#### Written request:
Each line below must be set down exactly; omit any image you find.

#### Data shown:

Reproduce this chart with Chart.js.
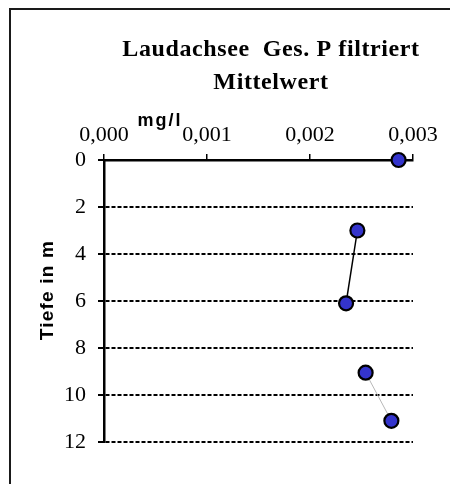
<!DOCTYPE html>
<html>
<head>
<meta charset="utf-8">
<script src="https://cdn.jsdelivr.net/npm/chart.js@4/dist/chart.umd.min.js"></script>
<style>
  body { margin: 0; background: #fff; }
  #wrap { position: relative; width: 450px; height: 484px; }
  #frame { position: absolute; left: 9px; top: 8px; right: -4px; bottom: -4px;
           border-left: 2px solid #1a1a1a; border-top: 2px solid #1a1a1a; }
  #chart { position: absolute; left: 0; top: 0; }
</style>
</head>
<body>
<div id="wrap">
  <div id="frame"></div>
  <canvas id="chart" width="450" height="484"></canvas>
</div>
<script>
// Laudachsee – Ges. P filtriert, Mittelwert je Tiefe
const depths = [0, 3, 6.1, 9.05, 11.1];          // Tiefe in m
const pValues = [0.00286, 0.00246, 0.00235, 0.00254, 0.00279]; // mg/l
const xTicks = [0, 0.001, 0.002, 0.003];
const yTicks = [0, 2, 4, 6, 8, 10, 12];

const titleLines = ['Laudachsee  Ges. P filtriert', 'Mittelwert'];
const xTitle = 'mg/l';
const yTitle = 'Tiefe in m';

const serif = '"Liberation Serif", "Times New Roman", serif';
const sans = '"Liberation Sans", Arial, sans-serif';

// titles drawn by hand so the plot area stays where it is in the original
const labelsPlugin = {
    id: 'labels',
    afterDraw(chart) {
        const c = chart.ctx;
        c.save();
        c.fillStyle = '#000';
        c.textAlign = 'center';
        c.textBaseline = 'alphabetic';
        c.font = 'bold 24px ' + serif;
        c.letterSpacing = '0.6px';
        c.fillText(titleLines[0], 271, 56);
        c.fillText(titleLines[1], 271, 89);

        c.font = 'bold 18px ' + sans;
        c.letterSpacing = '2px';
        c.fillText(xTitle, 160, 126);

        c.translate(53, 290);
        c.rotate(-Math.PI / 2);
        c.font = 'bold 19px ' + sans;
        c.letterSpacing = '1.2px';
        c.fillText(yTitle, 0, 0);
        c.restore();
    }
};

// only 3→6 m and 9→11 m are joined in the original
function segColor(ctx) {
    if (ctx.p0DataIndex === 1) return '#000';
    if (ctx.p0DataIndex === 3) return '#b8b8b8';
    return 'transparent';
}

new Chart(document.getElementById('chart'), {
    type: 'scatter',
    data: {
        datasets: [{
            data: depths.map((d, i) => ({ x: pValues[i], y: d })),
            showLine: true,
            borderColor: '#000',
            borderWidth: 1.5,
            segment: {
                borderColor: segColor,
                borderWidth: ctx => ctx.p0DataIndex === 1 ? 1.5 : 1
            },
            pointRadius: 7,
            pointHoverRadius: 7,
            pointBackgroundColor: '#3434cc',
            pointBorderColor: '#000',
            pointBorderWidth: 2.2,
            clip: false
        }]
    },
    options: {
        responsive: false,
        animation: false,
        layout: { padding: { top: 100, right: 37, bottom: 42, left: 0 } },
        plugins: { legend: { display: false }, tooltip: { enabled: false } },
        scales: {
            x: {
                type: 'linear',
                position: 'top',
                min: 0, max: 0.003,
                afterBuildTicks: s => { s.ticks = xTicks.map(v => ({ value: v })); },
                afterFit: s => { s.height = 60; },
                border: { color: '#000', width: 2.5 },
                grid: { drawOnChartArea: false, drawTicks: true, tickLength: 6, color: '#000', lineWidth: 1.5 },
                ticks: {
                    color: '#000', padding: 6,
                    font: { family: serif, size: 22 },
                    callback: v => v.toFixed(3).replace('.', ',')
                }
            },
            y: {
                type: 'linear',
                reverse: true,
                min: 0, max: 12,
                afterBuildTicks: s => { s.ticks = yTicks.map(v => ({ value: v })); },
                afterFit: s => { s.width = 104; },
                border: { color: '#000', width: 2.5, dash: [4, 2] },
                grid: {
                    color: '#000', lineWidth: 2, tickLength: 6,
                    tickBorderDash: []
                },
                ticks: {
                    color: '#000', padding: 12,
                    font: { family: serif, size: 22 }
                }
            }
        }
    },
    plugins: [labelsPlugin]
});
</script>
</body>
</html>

#### The response:
Reproduce this chart with Chart.js.
<!DOCTYPE html>
<html>
<head>
<meta charset="utf-8">
<script src="https://cdn.jsdelivr.net/npm/chart.js@4/dist/chart.umd.min.js"></script>
<style>
  body { margin: 0; background: #fff; }
  #wrap { position: relative; width: 450px; height: 484px; }
  #frame { position: absolute; left: 9px; top: 8px; right: -4px; bottom: -4px;
           border-left: 2px solid #1a1a1a; border-top: 2px solid #1a1a1a; }
  #chart { position: absolute; left: 0; top: 0; }
</style>
</head>
<body>
<div id="wrap">
  <div id="frame"></div>
  <canvas id="chart" width="450" height="484"></canvas>
</div>
<script>
// Laudachsee – Ges. P filtriert, Mittelwert je Tiefe
const depths = [0, 3, 6.1, 9.05, 11.1];          // Tiefe in m
const pValues = [0.00286, 0.00246, 0.00235, 0.00254, 0.00279]; // mg/l
const xTicks = [0, 0.001, 0.002, 0.003];
const yTicks = [0, 2, 4, 6, 8, 10, 12];

const titleLines = ['Laudachsee  Ges. P filtriert', 'Mittelwert'];
const xTitle = 'mg/l';
const yTitle = 'Tiefe in m';

const serif = '"Liberation Serif", "Times New Roman", serif';
const sans = '"Liberation Sans", Arial, sans-serif';

// titles drawn by hand so the plot area stays where it is in the original
const labelsPlugin = {
    id: 'labels',
    afterDraw(chart) {
        const c = chart.ctx;
        c.save();
        c.fillStyle = '#000';
        c.textAlign = 'center';
        c.textBaseline = 'alphabetic';
        c.font = 'bold 24px ' + serif;
        c.letterSpacing = '0.6px';
        c.fillText(titleLines[0], 271, 56);
        c.fillText(titleLines[1], 271, 89);

        c.font = 'bold 18px ' + sans;
        c.letterSpacing = '2px';
        c.fillText(xTitle, 160, 126);

        c.translate(53, 290);
        c.rotate(-Math.PI / 2);
        c.font = 'bold 19px ' + sans;
        c.letterSpacing = '1.2px';
        c.fillText(yTitle, 0, 0);
        c.restore();
    }
};

// only 3→6 m and 9→11 m are joined in the original
function segColor(ctx) {
    if (ctx.p0DataIndex === 1) return '#000';
    if (ctx.p0DataIndex === 3) return '#b8b8b8';
    return 'transparent';
}

new Chart(document.getElementById('chart'), {
    type: 'scatter',
    data: {
        datasets: [{
            data: depths.map((d, i) => ({ x: pValues[i], y: d })),
            showLine: true,
            borderColor: '#000',
            borderWidth: 1.5,
            segment: {
                borderColor: segColor,
                borderWidth: ctx => ctx.p0DataIndex === 1 ? 1.5 : 1
            },
            pointRadius: 7,
            pointHoverRadius: 7,
            pointBackgroundColor: '#3434cc',
            pointBorderColor: '#000',
            pointBorderWidth: 2.2,
            clip: false
        }]
    },
    options: {
        responsive: false,
        animation: false,
        layout: { padding: { top: 100, right: 37, bottom: 42, left: 0 } },
        plugins: { legend: { display: false }, tooltip: { enabled: false } },
        scales: {
            x: {
                type: 'linear',
                position: 'top',
                min: 0, max: 0.003,
                afterBuildTicks: s => { s.ticks = xTicks.map(v => ({ value: v })); },
                afterFit: s => { s.height = 60; },
                border: { color: '#000', width: 2.5 },
                grid: { drawOnChartArea: false, drawTicks: true, tickLength: 6, color: '#000', lineWidth: 1.5 },
                ticks: {
                    color: '#000', padding: 6,
                    font: { family: serif, size: 22 },
                    callback: v => v.toFixed(3).replace('.', ',')
                }
            },
            y: {
                type: 'linear',
                reverse: true,
                min: 0, max: 12,
                afterBuildTicks: s => { s.ticks = yTicks.map(v => ({ value: v })); },
                afterFit: s => { s.width = 104; },
                border: { color: '#000', width: 2.5, dash: [4, 2] },
                grid: {
                    color: '#000', lineWidth: 2, tickLength: 6,
                    tickBorderDash: []
                },
                ticks: {
                    color: '#000', padding: 12,
                    font: { family: serif, size: 22 }
                }
            }
        }
    },
    plugins: [labelsPlugin]
});
</script>
</body>
</html>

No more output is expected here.